I had sincere hopes of publishing SPAG regularly, but for many reasons it didn’t happen. Real life got busy. One particular article stumped my editorial instincts so that I avoided the whole project for a while. I received only a handful of articles which made me worry that even if issue 62 were published there would be nothing for after that. (Though my inactivity was probably the cause of that – who would submit articles to a website that’s been quiet for two years?) But ultimately I’ve realised that I’m not the right person to be in charge. I’m a strong P in the Myers-Briggs personality system – I’m much better at maintaining other people’s Inform extensions than writing a story myself, or even than writing my own extensions. I much prefer to be a second-in-charge than a leader, and being a leader over no one but myself is the worst of all.

So it’s time that I ask for someone else to take over. I’m still willing to be involved, especially in a technical/webmaster role, but SPAG needs someone else to be the editor. It needs someone with a stronger vision for the site too. I still think that hosting short reviews is something that the community is more than covering at the IFDB and all the blogs, but what else SPAG could become I’m not sure. In depth SPAG Specifics reviews? A place for curating IF? An indie publisher? Please contact me if you have ideas or would like to help. I don’t want this site to stay dead.

My greatest apologies go to the authors whose articles I’ve been sitting on. I really do hope they will get published soon.

Editorial: Welcome back!

It’s been too long, so welcome back to SPAG! Real life intervened and unfortunately our previous editor David Monath was unable to keep publishing the magazine. Like many of you, for a long time I too was worried that SPAG might not receive the resurrection it deserved. But when I saw that Jimmy Maher, SPAG’s penultimate editor, hoped that someday someone would offer to take over running it, I decided that I could be that someone. I asked, he gave me his blessings (and the passwords for the old website), and here we are today!

I’ve been involved with the IF community for a few years now, though I wouldn’t consider myself a very important part of it. I’m not a, you know, author. But I guess I have made my mark: although I didn’t create it for the last few years I’ve been the main developer of Parchment, and I consider myself a reasonable Inform 7 hacker. My creative contributions are a few small additions to Kerkerkruip.

Portrait of Dannii Willis

Over the last eighteen years the IF Community works has on occasion shifted its hubs of discussion. The old newsgroups are all but dead as people have migrated to the intfiction.org forum and independent blogs, most of which are aggregated at Planet IF. Of relevance to SPAG is that there are now innumerable places to publish reviews, and those who don’t have their own websites can always use the IFDB.

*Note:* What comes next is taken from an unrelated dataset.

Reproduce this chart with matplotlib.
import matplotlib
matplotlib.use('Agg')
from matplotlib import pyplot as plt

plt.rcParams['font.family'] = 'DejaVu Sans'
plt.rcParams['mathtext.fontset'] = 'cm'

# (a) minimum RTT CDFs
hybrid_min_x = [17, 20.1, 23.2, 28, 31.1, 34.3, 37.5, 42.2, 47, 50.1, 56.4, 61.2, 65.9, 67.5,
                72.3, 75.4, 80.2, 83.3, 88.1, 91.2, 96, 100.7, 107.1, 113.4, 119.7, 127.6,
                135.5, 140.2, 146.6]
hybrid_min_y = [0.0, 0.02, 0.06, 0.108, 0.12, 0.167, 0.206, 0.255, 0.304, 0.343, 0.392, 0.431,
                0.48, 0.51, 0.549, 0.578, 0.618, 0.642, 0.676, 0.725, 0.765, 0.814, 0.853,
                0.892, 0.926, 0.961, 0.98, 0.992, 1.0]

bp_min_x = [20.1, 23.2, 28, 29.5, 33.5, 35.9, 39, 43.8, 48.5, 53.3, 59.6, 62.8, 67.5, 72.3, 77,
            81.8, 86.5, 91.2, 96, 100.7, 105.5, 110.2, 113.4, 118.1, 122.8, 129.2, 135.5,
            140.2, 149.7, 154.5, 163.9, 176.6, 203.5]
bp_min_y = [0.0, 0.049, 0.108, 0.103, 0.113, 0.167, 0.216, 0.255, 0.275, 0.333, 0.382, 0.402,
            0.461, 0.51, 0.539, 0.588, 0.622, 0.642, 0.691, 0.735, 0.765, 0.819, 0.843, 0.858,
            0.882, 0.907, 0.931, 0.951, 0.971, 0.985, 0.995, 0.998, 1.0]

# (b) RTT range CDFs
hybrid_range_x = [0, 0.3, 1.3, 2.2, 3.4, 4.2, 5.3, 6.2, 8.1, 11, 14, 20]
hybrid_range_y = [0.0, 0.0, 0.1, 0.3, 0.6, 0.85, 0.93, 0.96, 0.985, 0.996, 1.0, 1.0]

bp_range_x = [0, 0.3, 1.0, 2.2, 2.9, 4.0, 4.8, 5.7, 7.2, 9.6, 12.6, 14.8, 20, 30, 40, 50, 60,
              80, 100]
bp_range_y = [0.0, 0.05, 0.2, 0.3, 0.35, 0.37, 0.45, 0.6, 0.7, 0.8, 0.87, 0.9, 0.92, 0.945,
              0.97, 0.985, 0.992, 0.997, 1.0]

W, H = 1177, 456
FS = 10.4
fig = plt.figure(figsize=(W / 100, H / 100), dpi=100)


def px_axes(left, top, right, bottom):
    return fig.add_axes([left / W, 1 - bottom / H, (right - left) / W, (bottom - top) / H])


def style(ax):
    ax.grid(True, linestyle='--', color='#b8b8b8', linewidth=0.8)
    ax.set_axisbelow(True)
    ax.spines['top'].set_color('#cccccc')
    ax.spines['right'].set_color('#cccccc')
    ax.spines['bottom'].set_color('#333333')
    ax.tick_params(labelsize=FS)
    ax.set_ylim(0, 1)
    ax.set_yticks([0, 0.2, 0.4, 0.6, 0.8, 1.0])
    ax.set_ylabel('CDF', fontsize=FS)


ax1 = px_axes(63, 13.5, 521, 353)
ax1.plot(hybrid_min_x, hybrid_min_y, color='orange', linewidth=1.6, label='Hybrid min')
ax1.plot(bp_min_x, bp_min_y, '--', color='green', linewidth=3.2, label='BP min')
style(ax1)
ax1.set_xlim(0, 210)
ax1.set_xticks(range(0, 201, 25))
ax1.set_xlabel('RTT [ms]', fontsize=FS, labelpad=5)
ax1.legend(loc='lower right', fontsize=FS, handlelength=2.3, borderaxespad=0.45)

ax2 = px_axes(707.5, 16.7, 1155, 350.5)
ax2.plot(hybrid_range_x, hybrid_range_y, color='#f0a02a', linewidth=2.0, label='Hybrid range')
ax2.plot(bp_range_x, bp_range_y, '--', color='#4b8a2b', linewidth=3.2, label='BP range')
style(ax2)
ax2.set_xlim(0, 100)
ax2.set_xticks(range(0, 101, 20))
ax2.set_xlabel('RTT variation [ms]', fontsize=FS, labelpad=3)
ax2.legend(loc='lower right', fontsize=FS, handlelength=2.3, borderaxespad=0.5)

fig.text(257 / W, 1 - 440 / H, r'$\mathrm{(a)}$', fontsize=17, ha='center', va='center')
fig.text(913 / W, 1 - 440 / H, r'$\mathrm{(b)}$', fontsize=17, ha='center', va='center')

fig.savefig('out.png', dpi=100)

So this new SPAG is more than a new web address and a shift to using WordPress. No longer will SPAG be the clearing-house of reviews as it once was; it’s been twenty months since Issue 60, and the community had coped well enough posting their reviews elsewhere. So what will the new SPAG be? Well I hope to fill these pages with longer articles: interviews, the art and craft of writing IF, tutorials for working with IF technology. We’ll have discussions of the growing community, and the broadening of what exactly “Interactive Fiction” entails today. But all this will still be grounded in reference to the works of our community, just with more analysis and synthesis than you see in normal reviews; SPAG Specifics will still be a regular feature!

Issue 61 isn’t a big issue, but I think it’s a good one. To start with we have interviews with the top three winners of IFComp 2012. Joey Jones then brings us a discussion on shared worlds in IF: what has been tried so far and where we might go in the future. And lastly Mark Ricard compares Deadline and Make It Good and how they together have defined the IF detective genre.

In bringing this issue to publication many thanks are in order: to Jimmy Maher for allowing me to take over as editor and giving me a leg up for the task, to Brandon Invergo for providing web hosting, to Marco Innocenti for his fabulous logo and cover design, to Rob Wheeler for the cover design and proof reading, to the IFComp winners for being willing interviewees, and of course to our writers! Many others have given advice or encouragement, so if that’s you know that I appreciated your help too.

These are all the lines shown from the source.